# [TASK TO COMPLETE]
The line holding "ax.scatter(conc, od, s=10, color='black', zorder=2)" is the last one to output; start at the first line of the data, keep every line in between exactly, and leave out pictures.

# [COLLECTED MATERIAL]
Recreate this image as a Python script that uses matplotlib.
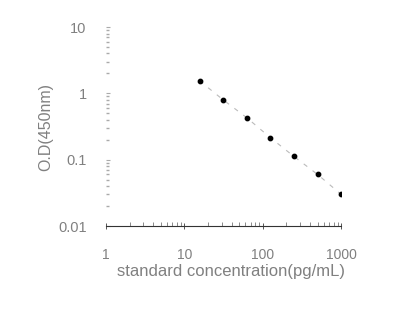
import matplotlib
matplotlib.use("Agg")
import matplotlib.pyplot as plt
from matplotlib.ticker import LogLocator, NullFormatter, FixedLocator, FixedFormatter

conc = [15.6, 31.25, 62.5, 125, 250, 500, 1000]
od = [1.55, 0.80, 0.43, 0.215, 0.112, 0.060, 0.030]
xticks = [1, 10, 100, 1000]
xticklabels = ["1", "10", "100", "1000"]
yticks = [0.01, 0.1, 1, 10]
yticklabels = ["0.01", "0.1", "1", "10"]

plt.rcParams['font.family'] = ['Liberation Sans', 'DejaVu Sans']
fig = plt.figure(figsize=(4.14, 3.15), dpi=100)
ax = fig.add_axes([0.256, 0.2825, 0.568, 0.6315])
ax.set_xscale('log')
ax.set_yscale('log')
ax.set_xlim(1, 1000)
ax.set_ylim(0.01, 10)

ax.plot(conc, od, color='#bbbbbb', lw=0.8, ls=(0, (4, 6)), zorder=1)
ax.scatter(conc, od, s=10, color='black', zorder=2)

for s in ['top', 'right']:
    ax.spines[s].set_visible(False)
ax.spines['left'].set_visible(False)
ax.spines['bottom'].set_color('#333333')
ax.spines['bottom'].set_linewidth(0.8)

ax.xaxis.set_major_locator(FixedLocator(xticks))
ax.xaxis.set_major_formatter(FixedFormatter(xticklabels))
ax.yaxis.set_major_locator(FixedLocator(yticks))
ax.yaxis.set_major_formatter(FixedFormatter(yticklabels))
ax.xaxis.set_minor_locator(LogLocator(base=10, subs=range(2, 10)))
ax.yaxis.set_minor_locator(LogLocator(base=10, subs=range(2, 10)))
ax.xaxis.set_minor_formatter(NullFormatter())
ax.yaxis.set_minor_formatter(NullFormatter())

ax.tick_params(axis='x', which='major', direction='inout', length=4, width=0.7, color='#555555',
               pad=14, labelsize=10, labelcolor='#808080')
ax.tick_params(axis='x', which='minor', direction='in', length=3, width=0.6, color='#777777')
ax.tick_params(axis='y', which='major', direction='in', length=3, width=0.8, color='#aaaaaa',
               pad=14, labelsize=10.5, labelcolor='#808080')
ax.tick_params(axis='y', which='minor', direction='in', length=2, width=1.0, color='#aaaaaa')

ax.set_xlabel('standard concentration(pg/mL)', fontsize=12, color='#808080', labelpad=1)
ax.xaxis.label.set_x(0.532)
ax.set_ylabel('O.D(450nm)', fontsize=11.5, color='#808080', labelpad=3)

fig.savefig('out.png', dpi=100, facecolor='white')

# [TASK SOLUTION]
Recreate this image as a Python script that uses matplotlib.
import matplotlib
matplotlib.use("Agg")
import matplotlib.pyplot as plt
from matplotlib.ticker import LogLocator, NullFormatter, FixedLocator, FixedFormatter

conc = [15.6, 31.25, 62.5, 125, 250, 500, 1000]
od = [1.55, 0.80, 0.43, 0.215, 0.112, 0.060, 0.030]
xticks = [1, 10, 100, 1000]
xticklabels = ["1", "10", "100", "1000"]
yticks = [0.01, 0.1, 1, 10]
yticklabels = ["0.01", "0.1", "1", "10"]

plt.rcParams['font.family'] = ['Liberation Sans', 'DejaVu Sans']
fig = plt.figure(figsize=(4.14, 3.15), dpi=100)
ax = fig.add_axes([0.256, 0.2825, 0.568, 0.6315])
ax.set_xscale('log')
ax.set_yscale('log')
ax.set_xlim(1, 1000)
ax.set_ylim(0.01, 10)

ax.plot(conc, od, color='#bbbbbb', lw=0.8, ls=(0, (4, 6)), zorder=1)
ax.scatter(conc, od, s=10, color='black', zorder=2)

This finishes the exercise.